ReticlesScopes

The Truth about Light Transmission

It is impossible for any scope to “gather” light. It can only transmit existing light. And, regardless of advertising claims you may have heard, there is no riflescope made that can transmit 100% of available light.

As light enters the objective end of the scope, before it reaches your eye it passes through several lenses. Each lens absorbs a small quantity of light. Residual reflection from the individual lenses will also prevent a certain amount of light from passing through the scope. In addition, undesired reflections within the metal tube can hinder the quality of the viewed image and the transmission of light.

Each lens has two surfaces. Thus, the total number of lenses within a scope (a variable-power scope can have between seven and ten) is multiplied by two, then multiplied by 0.25% to determine the amount of light lost in the transmission. Simple multiplication is not accurate, however, as each succeeding lens progressively reduces the total amount of transmitted light. It is a favorite technique of some scope manufacturers to claim light transmission values of nearly 100%. Of course, they’re measuring the first objective lens only, conveniently forgetting about the other eight or nine!

Any higher transmission levels are physically impossible to achieve with current technology, and claims to the contrary are to be discounted. What does light transmission mean in practical terms? An average scope may transmit 85% or so, and inferior scopes substantially less. The human eye can distinguish transmission differences of 3% or more. Consequently, there is a very real difference in what you can see through a superior scope versus run-of-the-mill optics.

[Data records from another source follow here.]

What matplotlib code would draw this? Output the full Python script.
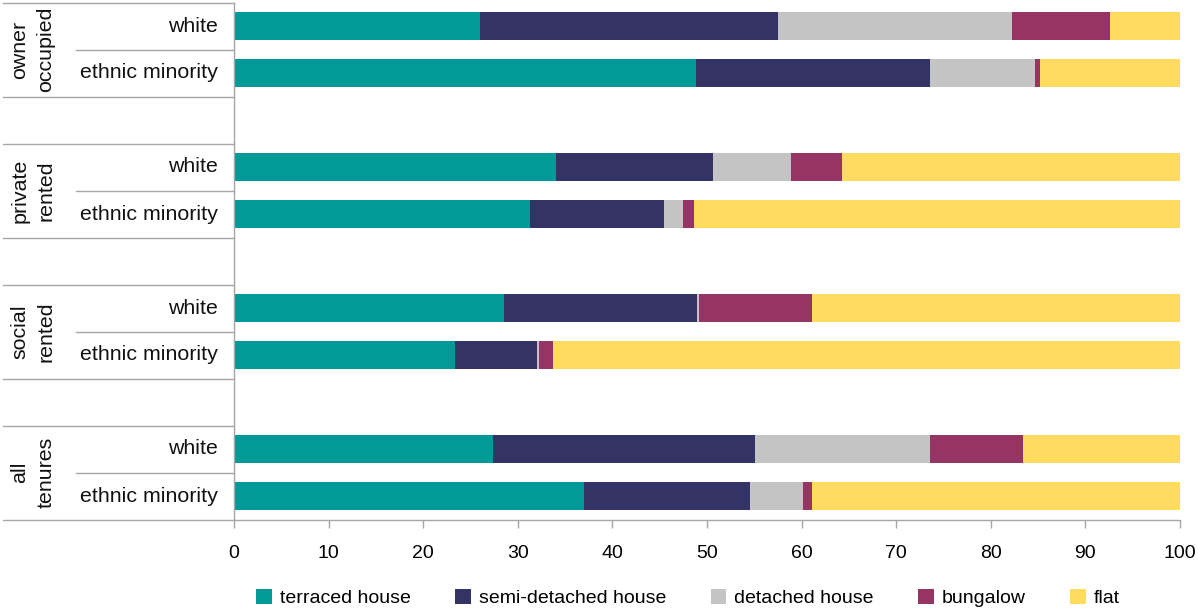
import matplotlib
matplotlib.use("Agg")
import matplotlib.pyplot as plt
from matplotlib.lines import Line2D
import numpy as np

plt.rcParams['font.family'] = ['Liberation Sans', 'DejaVu Sans']

groups = ["owner\noccupied", "private\nrented", "social\nrented", "all\ntenures"]
subgroups = ["white", "ethnic minority"]
series = ["terraced house", "semi-detached house", "detached house", "bungalow", "flat"]
colors = ["#019A99", "#333366", "#C4C4C4", "#963464", "#FFDC5F"]

# order per bar: owner white, owner EM, private white, private EM, social white, social EM, all white, all EM
terraced = [26.0, 48.8, 34.0, 31.3, 28.5, 23.4, 27.4, 37.0]
semi     = [31.5, 24.8, 16.6, 14.2, 20.4,  8.6, 27.7, 17.5]
detached = [24.7, 11.1,  8.3,  2.0,  0.3,  0.2, 18.5,  5.6]
bungalow = [10.4,  0.5,  5.4,  1.1, 11.9,  1.5,  9.8,  1.0]
flat     = [ 7.4, 14.8, 35.7, 51.4, 38.9, 66.3, 16.6, 38.9]
data = [terraced, semi, detached, bungalow, flat]

fig = plt.figure(figsize=(11.98, 6.08), dpi=100)
ax = fig.add_axes([234/1198, 1 - 519.5/608, (1180-234)/1198, (519.5-2.5)/608])

ypos = []
for g in range(len(groups)):
    ypos += [3*g, 3*g + 1]
ypos = np.array(ypos)

left = np.zeros(len(ypos))
for vals, col, name in zip(data, colors, series):
    ax.barh(ypos, vals, left=left, height=0.575, color=col, label=name, linewidth=0)
    left += np.array(vals)

ax.set_xlim(0, 100)
ax.set_ylim(10.5, -0.5)
ax.set_xticks(np.arange(0, 101, 10))
ax.set_yticks([])
ax.tick_params(axis='x', length=6, width=1, color='#A6A6A6', labelsize=14, pad=12)
for s in ['top', 'right']:
    ax.spines[s].set_visible(False)
for s in ['left', 'bottom']:
    ax.spines[s].set_color('#A6A6A6')
    ax.spines[s].set_linewidth(1)

# left-side category labels and separator lines
trans = ax.get_yaxis_transform()
x_full = -234/946
x_sub = -(234-76)/946
lc = '#A6A6A6'
for y in [-0.5, 1.5, 2.5, 4.5, 5.5, 7.5, 8.5, 10.5]:
    ax.add_line(Line2D([x_full + 3/946, 0], [y, y], transform=trans, color=lc, lw=1, clip_on=False))
for g in range(len(groups)):
    ax.add_line(Line2D([x_sub, 0], [3*g + 0.5, 3*g + 0.5], transform=trans, color=lc, lw=1, clip_on=False))
    for k, sg in enumerate(subgroups):
        ax.text(-16/946, 3*g + k, sg, transform=trans, ha='right', va='center', fontsize=15.4, color='#111111')
    ax.text(-(234-33)/946, 3*g + 0.5, groups[g], transform=trans, ha='center', va='center',
            rotation=90, fontsize=15.4, color='#111111', multialignment='center', linespacing=1.45)

handles, labels = ax.get_legend_handles_labels()
fig.legend(handles, labels, loc='center', bbox_to_anchor=(688/1198, 1 - 598/608), ncol=5,
           frameon=False, fontsize=14, handlelength=0.8, handleheight=0.8, handletextpad=0.4,
           columnspacing=2.3)

fig.savefig("out.png", dpi=100)
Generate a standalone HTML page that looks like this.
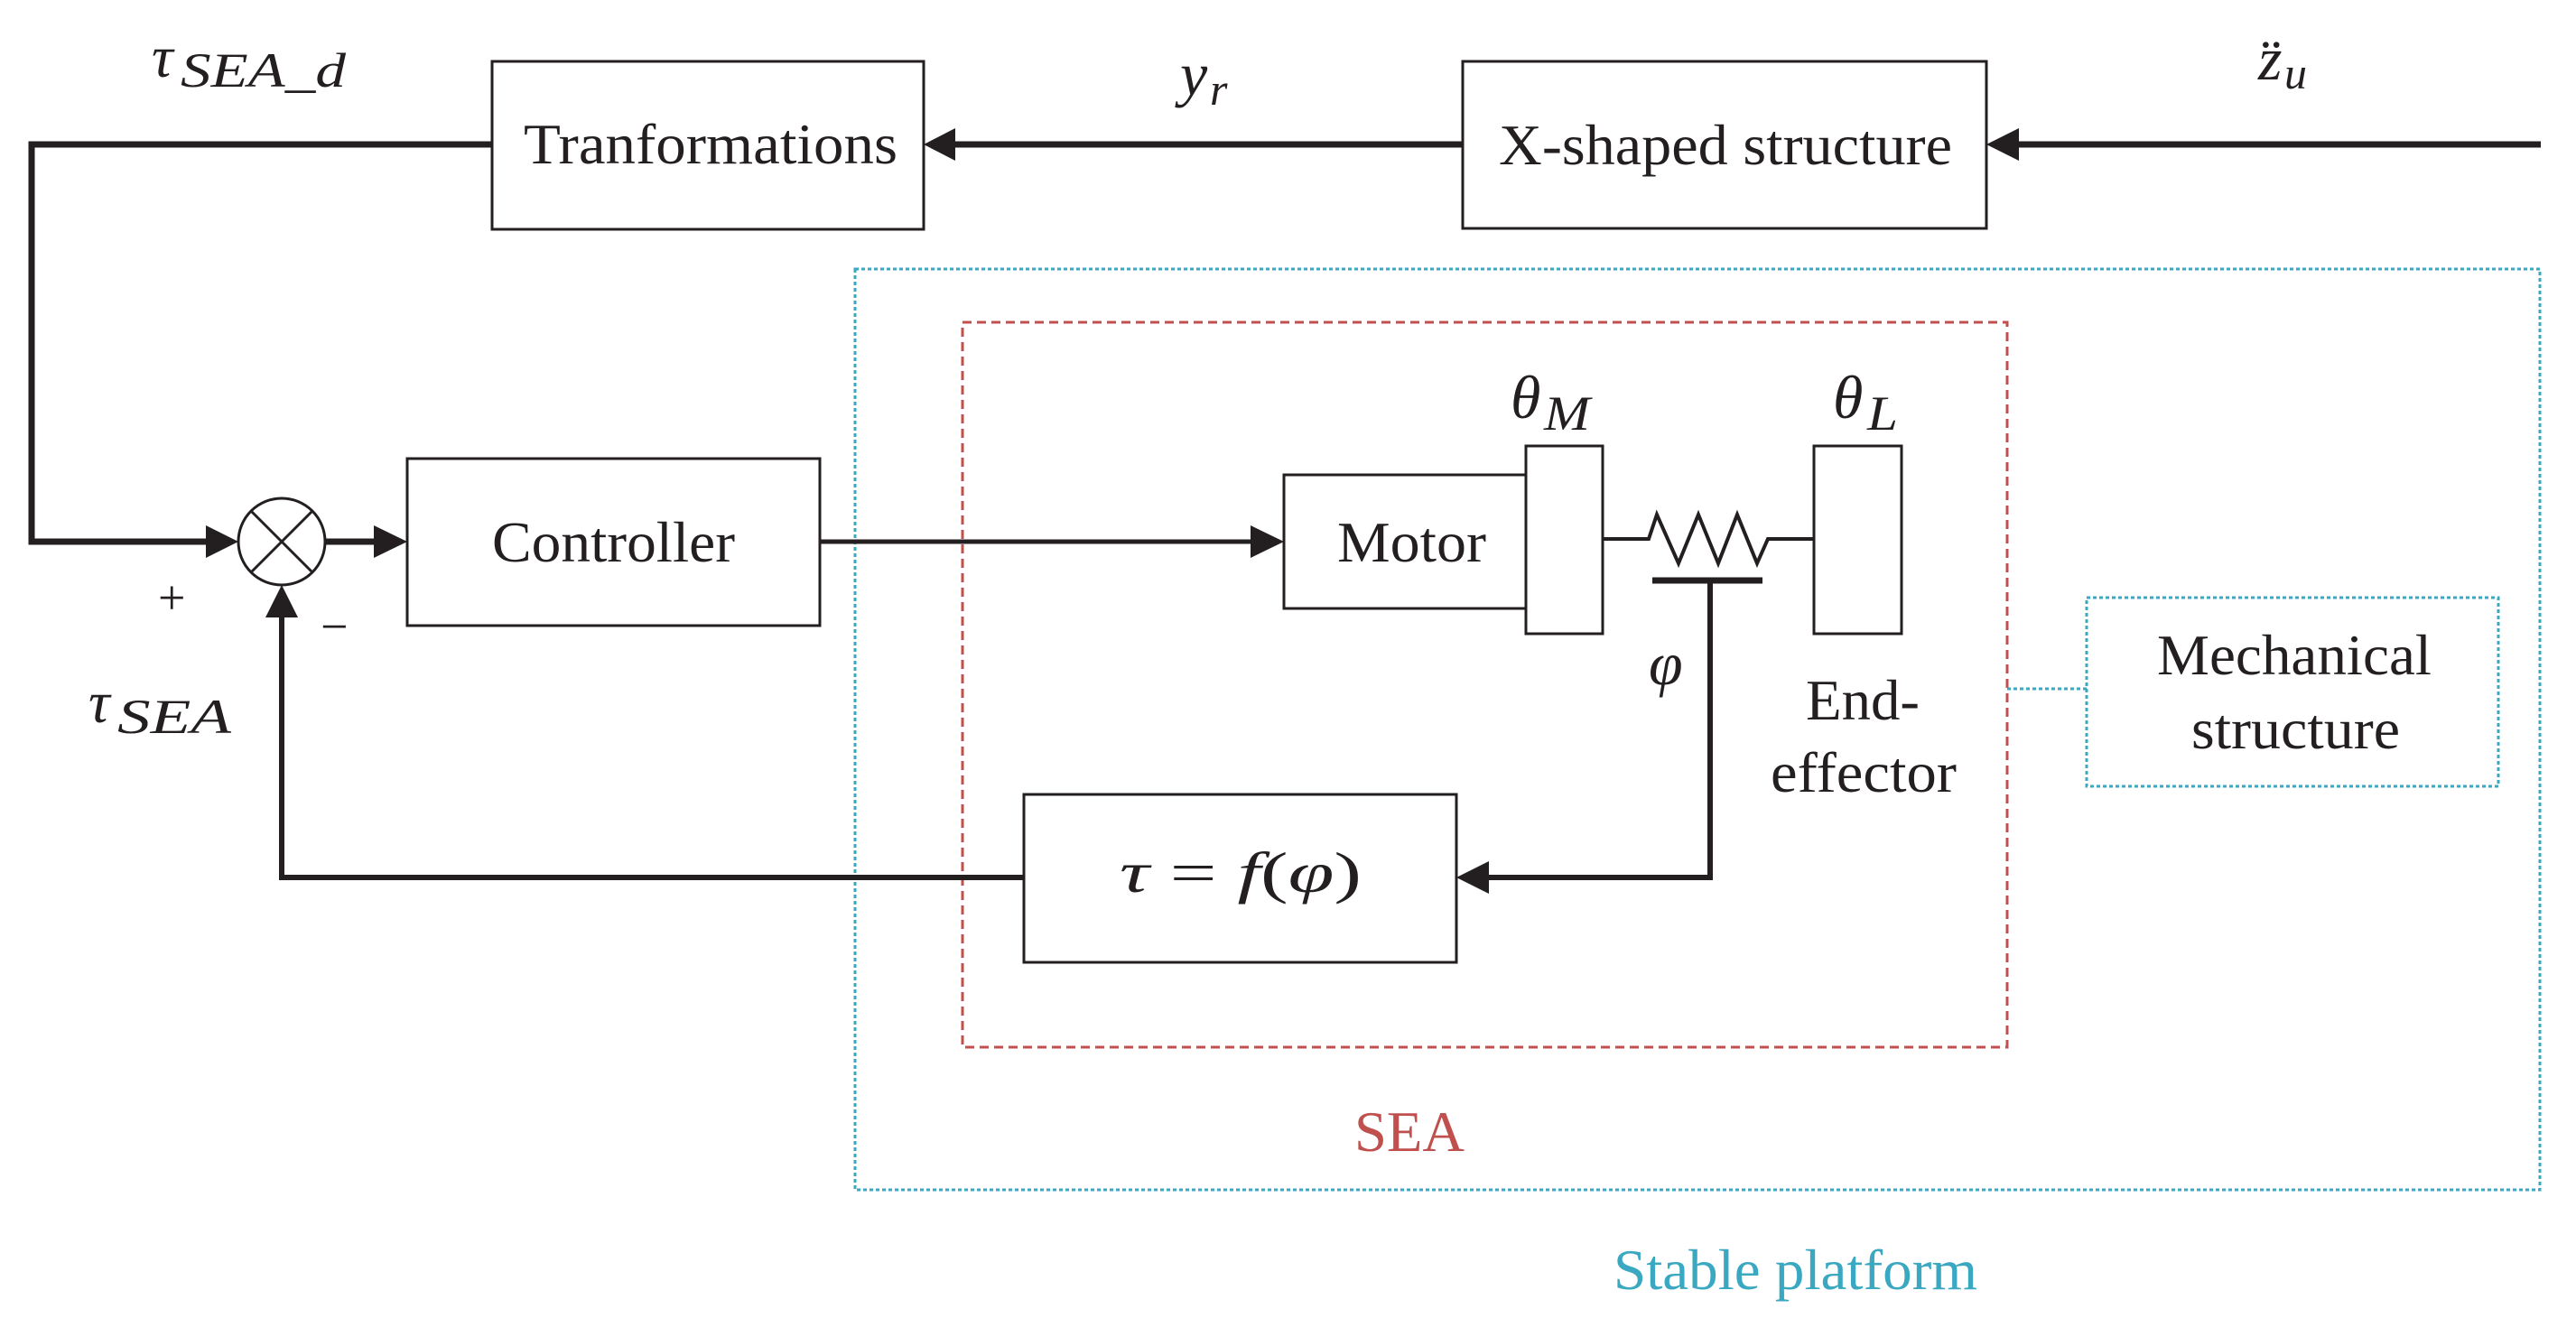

The very best rifle scopes human beings can create will transmit to your eye—under perfect conditions—a maximum of 94.5% to 95% of available light. There are but a handful of scope companies remaining that produce optics approaching these levels, Schmidt & Bender being one of them.

Under hunting conditions, when you might be trying to distinguish a target at absolute last light, these differences can be critical. It can determine whether you bag your game or whether you have long since called it a day.